This is a feature request carried over from UserVoice, started Feb 23, 2021, soon after the introduction of the new caption workflow. When posted here on 1/24/23, it had 146 votes.
Francis Crossman (Sr. Product Manager, Adobe DVA) responded 4/15/21 with the response that is now here in this thread. Just now, it may appear just before the post I am writing!
“This is by design. We always keep captions within safe margins (10%). Would an option to defeat this restriction be useful or is it better to remove this safeguard all together. Opinions welcome.”
The PR 2021 workflow actually improved the routine positioning of captions to 5%, and in the PR 2023.1 release, the “Upgrade Caption to Graphic” was introduced. This converts captions to graphics items and moves them from the Captions Track to a video track, where they can be animated – or moved to any position on the screen. Personally, I agreed with the Adobe decision to prioritize converting captions to graphic items, since it allows animation of many kinds, in addition to positioning. Nonetheless, it is clear that users, in the social media age, want the ability to move captions to the extreme edge of the screen.
In my opinion, a preference for allowing full movement would be best.
A variety of workarounds may no longer be useful with the Upgrade Caption to Graphic. But some were discussed here:
This is by design. We always keep captions within safe margins (10%). Would an option to defeat this restriction be useful or is it better to remove this safeguard all together. Opinions welcome.
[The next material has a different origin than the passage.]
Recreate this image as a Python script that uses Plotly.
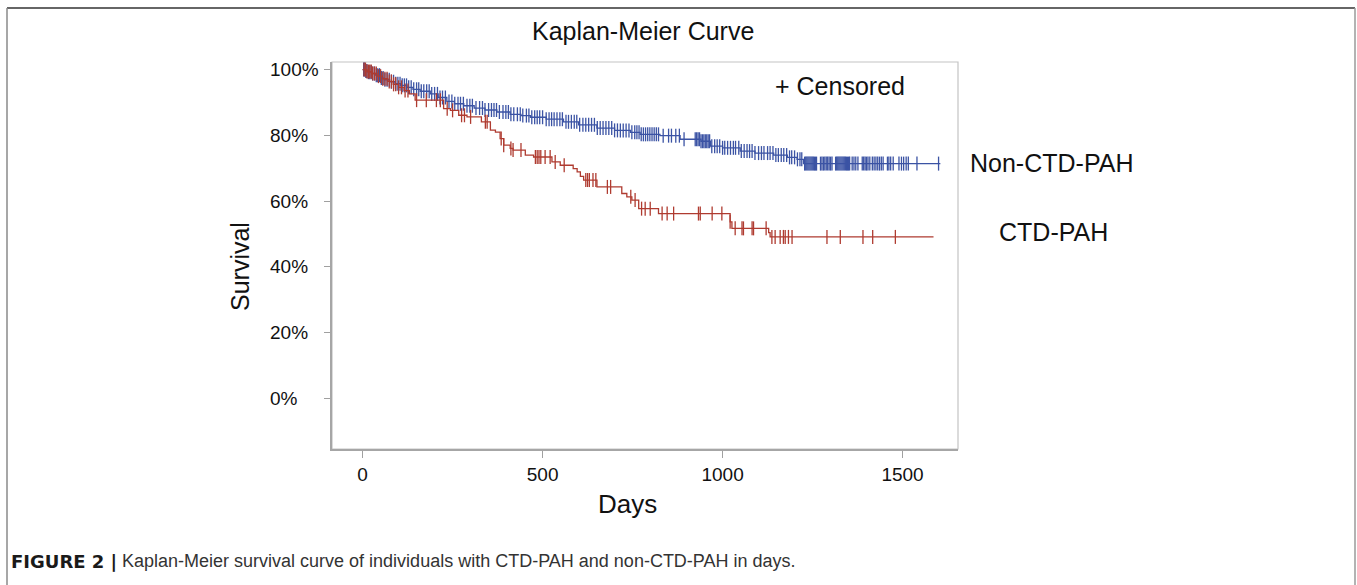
import numpy as np
import plotly.graph_objects as go

# ---------------- data ----------------
# Non-CTD-PAH Kaplan-Meier steps (day, survival %)
non_days = [0, 8, 15, 25, 35, 49, 60, 75, 90, 105, 123, 140, 160, 188, 210, 234, 255, 281, 310, 340,
            373, 410, 440, 466, 510, 558, 600, 651, 700, 744, 771, 826, 882, 940, 966, 1000, 1049,
            1090, 1142, 1180, 1207, 1225]
non_surv = [100, 99.6, 99.2, 98.8, 98.3, 97.4, 96.9, 96.3, 95.7, 95.2, 94.6, 94.0, 93.4, 92.6, 91.5,
            90.3, 89.6, 89.0, 88.3, 87.7, 87.1, 86.4, 86.0, 85.5, 84.9, 84.1, 83.2, 82.2, 81.5, 80.9,
            80.3, 79.9, 78.8, 78.2, 76.7, 76.2, 75.2, 74.6, 74.0, 73.3, 72.7, 71.4]
non_end = 1605
non_censor = [3, 6, 9, 12, 16, 20, 24, 28, 33, 38, 42, 47, 52, 57, 62, 68, 74, 80, 86, 92, 98, 104, 110,
              116, 122, 128, 135, 142, 150, 156, 163, 170, 178, 185, 192, 200, 208, 215, 222, 230, 240,
              248, 256, 265, 272, 280, 290, 298, 305, 315, 325, 333, 340, 350, 358, 365, 372, 380, 390,
              398, 405, 412, 420, 430, 438, 445, 455, 462, 470, 478, 485, 492, 500, 510, 518, 525, 532,
              540, 548, 555, 565, 572, 580, 588, 595, 603, 612, 620, 628, 636, 644, 652, 660, 668, 676,
              684, 692, 700, 708, 716, 724, 732, 740, 748, 756, 762, 768, 774, 780, 786, 792, 798, 804,
              810, 816, 822, 835, 850, 858, 870, 880, 893, 924, 928, 932, 936, 940, 944, 948, 952, 956,
              960, 964, 970, 978, 985, 992, 1000, 1006, 1014, 1022, 1030, 1036, 1045, 1052, 1060, 1068,
              1075, 1082, 1090, 1100, 1108, 1115, 1125, 1132, 1140, 1148, 1155, 1163, 1170, 1178, 1186,
              1192, 1200, 1208, 1215, 1220, 1228, 1231, 1234, 1237, 1240, 1243, 1246, 1249, 1252, 1255,
              1258, 1261, 1272, 1276, 1280, 1284, 1288, 1292, 1296, 1300, 1304, 1314, 1317, 1320, 1323,
              1326, 1329, 1332, 1335, 1338, 1341, 1344, 1347, 1350, 1353, 1360, 1365, 1370, 1376, 1388,
              1392, 1396, 1400, 1404, 1409, 1416, 1421, 1426, 1431, 1436, 1441, 1446, 1458, 1462, 1467,
              1474, 1490, 1497, 1503, 1510, 1516, 1540, 1600]

# CTD-PAH Kaplan-Meier steps (day, survival %)
ctd_days = [0, 12, 25, 40, 55, 70, 85, 100, 115, 130, 146, 225, 244, 267, 290, 330, 355, 369, 382, 392,
            410, 418, 452, 475, 526, 549, 585, 596, 605, 614, 651, 720, 734, 748, 767, 822, 1021, 1026,
            1128, 1132]
ctd_surv = [100, 99.4, 98.8, 98.0, 97.2, 96.4, 95.5, 94.6, 93.6, 92.6, 90.7, 88.1, 87.6, 86.1, 85.6,
            84.1, 81.6, 81.0, 79.0, 77.0, 76.0, 75.5, 74.0, 73.4, 71.9, 70.9, 69.9, 68.9, 67.5, 66.4,
            64.3, 62.3, 61.3, 60.3, 57.7, 56.2, 53.7, 51.7, 50.4, 49.1]
ctd_end = 1586
ctd_censor = [4, 8, 12, 16, 20, 24, 28, 33, 38, 44, 50, 56, 62, 68, 74, 80, 86, 92, 100, 108, 118, 126,
              150, 177, 205, 216, 235, 250, 275, 283, 300, 341, 346, 385, 392, 412, 418, 440, 480, 485,
              490, 495, 507, 521, 535, 560, 620, 625, 630, 640, 648, 680, 689, 745, 757, 775, 785, 799,
              832, 846, 864, 933, 938, 971, 998, 1021, 1035, 1054, 1058, 1082, 1086, 1121, 1137, 1146,
              1160, 1169, 1174, 1183, 1193, 1290, 1327, 1390, 1417, 1480]

y_ticks = [0, 20, 40, 60, 80, 100]
y_tick_labels = ["0%", "20%", "40%", "60%", "80%", "100%"]
x_ticks = [0, 500, 1000, 1500]

BLUE = "#3B53A4"
RED = "#AF3B30"
FONT = "Liberation Sans, Arial, Helvetica, sans-serif"


def surv_at(days, surv, t):
    idx = np.searchsorted(np.asarray(days), np.asarray(t), side="right") - 1
    return np.asarray(surv)[idx]


fig = go.Figure()
for days, surv, end, cens, col in [(non_days, non_surv, non_end, non_censor, BLUE),
                                   (ctd_days, ctd_surv, ctd_end, ctd_censor, RED)]:
    fig.add_trace(go.Scatter(x=list(days) + [end], y=list(surv) + [surv[-1]], mode="lines",
                             line=dict(color=col, width=1.3, shape="hv"), showlegend=False,
                             hoverinfo="skip"))
    fig.add_trace(go.Scatter(x=cens, y=surv_at(days, surv, cens), mode="markers",
                             marker=dict(symbol="line-ns", size=10, line=dict(color=col, width=1.3)),
                             showlegend=False))

W, H = 1357, 585
L, R, T, B = 332, 399, 62, 136
pw, ph = W - L - R, H - T - B


def px(xp):
    return (xp - L) / pw


def py(yp):
    return (H - B - yp) / ph


annotations = []
for v, lab in zip(y_ticks, y_tick_labels):
    annotations.append(dict(x=px(268), y=v, xref="paper", yref="y", text=lab, showarrow=False,
                            xanchor="left", yanchor="middle", font=dict(size=19, color="#111")))
annotations += [
    dict(x=px(643), y=py(31), xref="paper", yref="paper", text="Kaplan-Meier Curve", showarrow=False,
         xanchor="center", yanchor="middle", font=dict(size=25, color="#111")),
    dict(x=px(240), y=py(267), xref="paper", yref="paper", text="Survival", showarrow=False,
         textangle=-90, xanchor="center", yanchor="middle", font=dict(size=25, color="#111")),
    dict(x=px(627), y=py(504), xref="paper", yref="paper", text="Days", showarrow=False,
         xanchor="center", yanchor="middle", font=dict(size=26, color="#111")),
    dict(x=px(840), y=py(86), xref="paper", yref="paper", text="+ Censored", showarrow=False,
         xanchor="center", yanchor="middle", font=dict(size=25, color="#111")),
    dict(x=px(1051), y=py(163), xref="paper", yref="paper", text="Non-CTD-PAH", showarrow=False,
         xanchor="center", yanchor="middle", font=dict(size=25, color="#111")),
    dict(x=px(1053), y=py(232), xref="paper", yref="paper", text="CTD-PAH", showarrow=False,
         xanchor="center", yanchor="middle", font=dict(size=25, color="#111")),
    dict(x=px(9), y=py(561), xref="paper", yref="paper", text="<b>FIGURE 2 |</b>",
         showarrow=False, xanchor="left", yanchor="middle",
         font=dict(size=18, color="#1a1a1a", family="DejaVu Sans, Liberation Sans, sans-serif")),
    dict(x=px(120), y=py(561), xref="paper", yref="paper",
         text="Kaplan-Meier survival curve of individuals with CTD-PAH and non-CTD-PAH in days.",
         showarrow=False, xanchor="left", yanchor="middle", font=dict(size=18, color="#333333")),
]

shapes = [
    # plot frame (top/right lighter)
    dict(type="rect", xref="paper", yref="paper", x0=0, x1=1, y0=0, y1=1,
         line=dict(color="#c4c4c4", width=1.2), layer="below"),
    # outer figure frame
    dict(type="line", xref="paper", yref="paper", x0=px(7), x1=px(1355), y0=py(8), y1=py(8),
         line=dict(color="#333333", width=1.5)),
    dict(type="line", xref="paper", yref="paper", x0=px(7), x1=px(7), y0=py(8), y1=py(600),
         line=dict(color="#8a8a8a", width=1.5)),
    dict(type="line", xref="paper", yref="paper", x0=px(1355), x1=px(1355), y0=py(8), y1=py(600),
         line=dict(color="#9a9a9a", width=1.5)),
]

fig.update_layout(
    width=W, height=H, autosize=False,
    margin=dict(l=L, r=R, t=T, b=B, pad=0),
    paper_bgcolor="white", plot_bgcolor="white",
    font=dict(family=FONT, color="#111"),
    annotations=annotations, shapes=shapes,
    showlegend=False,
)
fig.update_xaxes(range=[-85, 1654], tickvals=x_ticks, ticks="outside", ticklen=7, tickcolor="#a0a0a0",
                 tickwidth=1.2, showgrid=False, zeroline=False, showline=True, linecolor="#a6a6a6",
                 linewidth=2, tickfont=dict(size=19, color="#111"), ticklabelstandoff=0)
fig.update_yaxes(range=[-15.4, 102.3], tickvals=y_ticks, ticks="outside", ticklen=6, tickcolor="#a0a0a0",
                 tickwidth=1.2, showgrid=False, zeroline=False, showline=True, linecolor="#a6a6a6",
                 linewidth=2, showticklabels=False)

fig.write_html("out.html", config={"displayModeBar": False},
               post_script="document.body.style.margin='0px';document.body.style.overflow='hidden';")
It should be a simple matter of allowing captions to be converted over to regular essential graphics media so that they can be manipulated as we see fit.
19 months after asking us "Would an option to defeat this restriction be useful or is it better to remove this safeguard all together", yet Adobe has not fixed this issue for its users. What's taking so long?
It's a total pain - I've got old videos that need revising but the subtitle is now too high - The WHOLE set of videos will now have to be recreated - What a stupid limitation causing a lot of problems.
Y'all I love and appreciate your work. But it has been a year and a half, and this nanny setting is still inexplicably forced with no way to disable. Please, please bump this to a higher priority.
An option is fine, but a restriction makes Premiere's captioning nigh unworkable. I have to rely on third-party programs like Descript to generate my captions, because of this strange and antiquated restriction.
You don't restrict other elements the same way, so why this? If my clients don't like where I placed their captions, they won't blame Adobe. They'll blame me, their editor—same as they would if I placed footage out of frame, or made some other edit out of spec.